Üstelik bütün bunlar da Avrupa'da, ABD'de kimsenin almadığı, bazı çok uluslu şirketlerin ürettiği altyapının elden çıkarılması, o şirketlerin kâr etmesi için yapılsın.
Almanya, İspanya, İsveç, Belçika nükleer santrallarını kapatma kararı almış; Avusturya, İtalya kapatmış; ABD 1973'ten beri sipariş vermiyor. Yoksa işsiz kalmış nükleer enerji firmaları Fransatom (Fransa), Siemens (Alman-Fransız), Areva (Fransa), Westinghouse (ABD) gibi firmalar oralarda kapanan pazardan sonra bizim gibi kara cahil ülkelere mi acilen mal satmaya çalışıyor?

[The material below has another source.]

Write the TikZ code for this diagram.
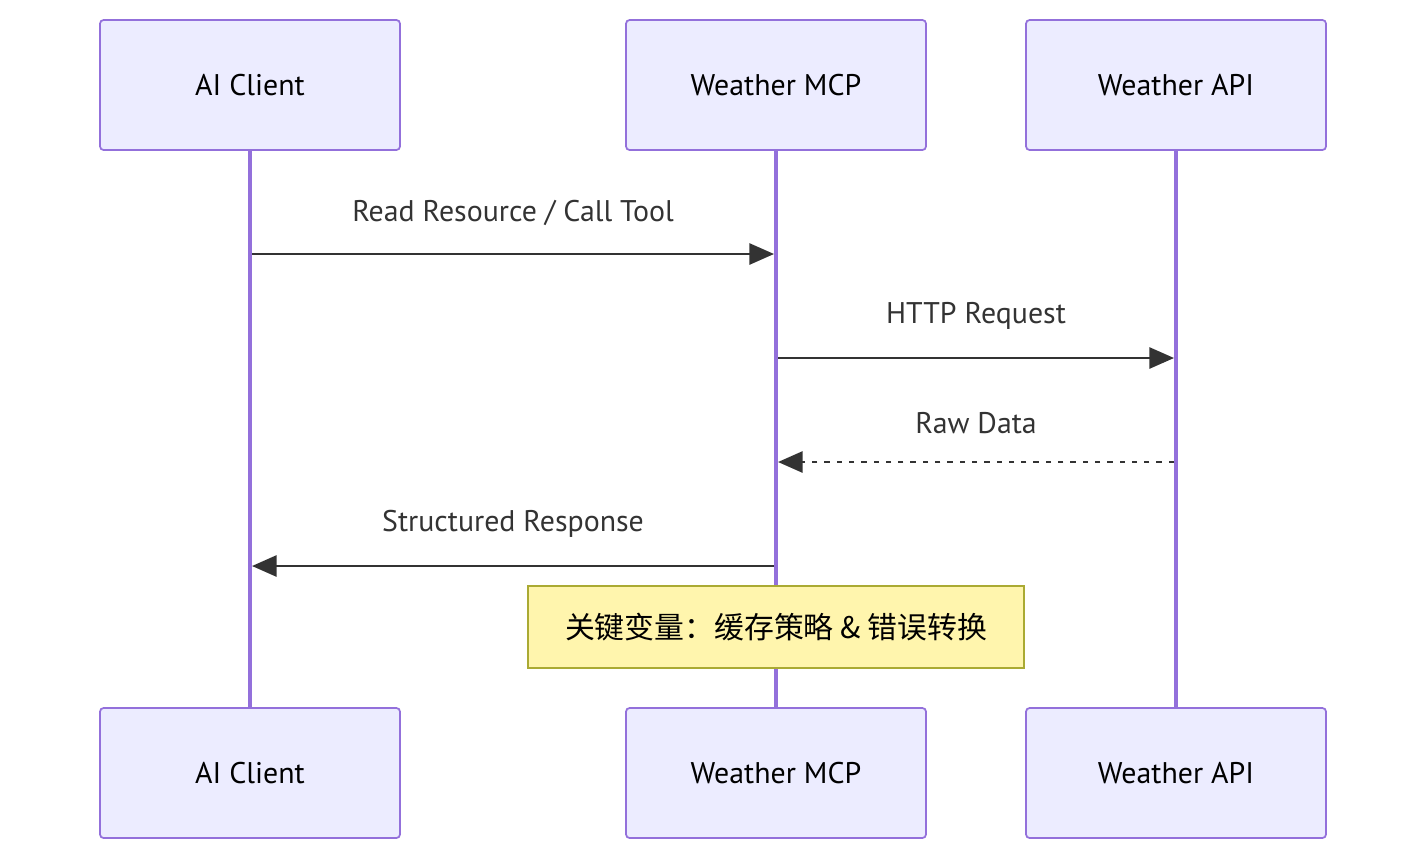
\documentclass[tikz,border=0pt]{standalone}
\usepackage{fontspec}
\setmainfont{PT Sans}
\newfontfamily\cjk{Noto Sans CJK SC}
\usetikzlibrary{arrows.meta}
\definecolor{actorfill}{HTML}{ECECFF}
\definecolor{actorline}{HTML}{9370DB}
\definecolor{notefill}{HTML}{FFF5AD}
\definecolor{noteline}{HTML}{AAAA33}
\definecolor{msgcolor}{HTML}{333333}
\begin{document}
\begin{tikzpicture}
			[x=0.02cm,y=-0.02cm,
			%Styles
			actor/.style={draw=actorline,fill=actorfill,line width=1pt,rounded corners=2pt,
				minimum width=6cm,minimum height=2.6cm,font=\fontsize{17}{20}\selectfont},
			lifeline/.style={actorline,line width=2pt},
			message/.style={msgcolor,line width=1.4pt,-{Triangle[length=14pt,width=12pt]}},
			reply/.style={message,dash pattern=on 3pt off 4pt},
			msg text/.style={above=12pt,text=msgcolor,font=\fontsize{17}{20}\selectfont},
			note/.style={draw=noteline,fill=notefill,line width=1pt,minimum width=9.92cm,
				minimum height=1.64cm,font=\cjk\fontsize{17}{20}\selectfont}
			]
			\useasboundingbox (0,0) rectangle (1426,860);
			
			%Lifelines
			\draw[lifeline] (250,150) -- (250,708);
			\draw[lifeline] (776,150) -- (776,708);
			\draw[lifeline] (1176,150) -- (1176,708);
			
			%Actors
			\node[actor] (client) at (250,85) {AI Client};
			\node[actor] (mcp) at (776,85) {Weather MCP};
			\node[actor] (api) at (1176,85) {Weather API};
			\node[actor] (client2) at (250,773) {AI Client};
			\node[actor] (mcp2) at (776,773) {Weather MCP};
			\node[actor] (api2) at (1176,773) {Weather API};
			
			%Messages
			\coordinate (c1) at (252,254); \coordinate (m1) at (774,254);
			\coordinate (m2) at (778,358); \coordinate (a2) at (1174,358);
			\coordinate (a3) at (1174,462); \coordinate (m3) at (778,462);
			\coordinate (m4) at (774,566); \coordinate (c4) at (252,566);
			\draw[message] (c1) -- node[msg text] {Read Resource / Call Tool} (m1);
			\draw[message] (m2) -- node[msg text] {HTTP Request} (a2);
			\draw[reply] (a3) -- node[msg text] {Raw Data} (m3);
			\draw[message] (m4) -- node[msg text] {Structured Response} (c4);
			
			%Note
			\node[note] (hint) at (776,627) {关键变量：缓存策略 \& 错误转换};
		\end{tikzpicture}
\end{document}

Yenilenebilir enerji "yendi" mi?
Uzun süre "yenilebilir" diye duydum bunun adını, aslında ye-ni-le-ne-bi-lir! Yerine yenisi konabilir! Ben yanlış duydum ama sanırım TBMM'dekiler daha yanlış bile duymadılar; hiç duymadılar. Zira alternatif enerji üretimini destekleyen Yenilenebilir Enerji Yasa Tasarısı enerji komisyonundan geçti ve epeydir Genel Kurul'da oylama sırası bekliyor. Bu yenilenebilir enerji; su, rüzgar, güneş, bitkiden elde ediliyor. Hatta Türkiye'ye pek uygun olmamakla birlikte gavur, dalga ve gelgit enerjisini bile kullanıyor. Türkiye daha ziyade rüzgar enerjisine uygun. Potansiyel olarak Avrupa'da birinciyiz, misal. Fakat Ekonomiden Sorumlu Devlet Bakanı Ali Babacan, mesela, 18 Ekim'de Dünya gazetesine verdiği demeçte şöyle diyor:
"BP'ye, Shell'e, Amerikan Enerji Kurumu'na sordum; yenilenebilir enerji gereksiz!"
Petrol için dünyanın karnını deşen adamlara sorarsan öyle derler tabii!
Ama iyi haber de var; bizimkiler de boş durmuyor. 5 Şubat'tan itibaren Nükleer Karşıtı Platform içine 100 kuruluşu alarak yeniden canlandı. Hadi bakalım! Eğlenceler başlasın!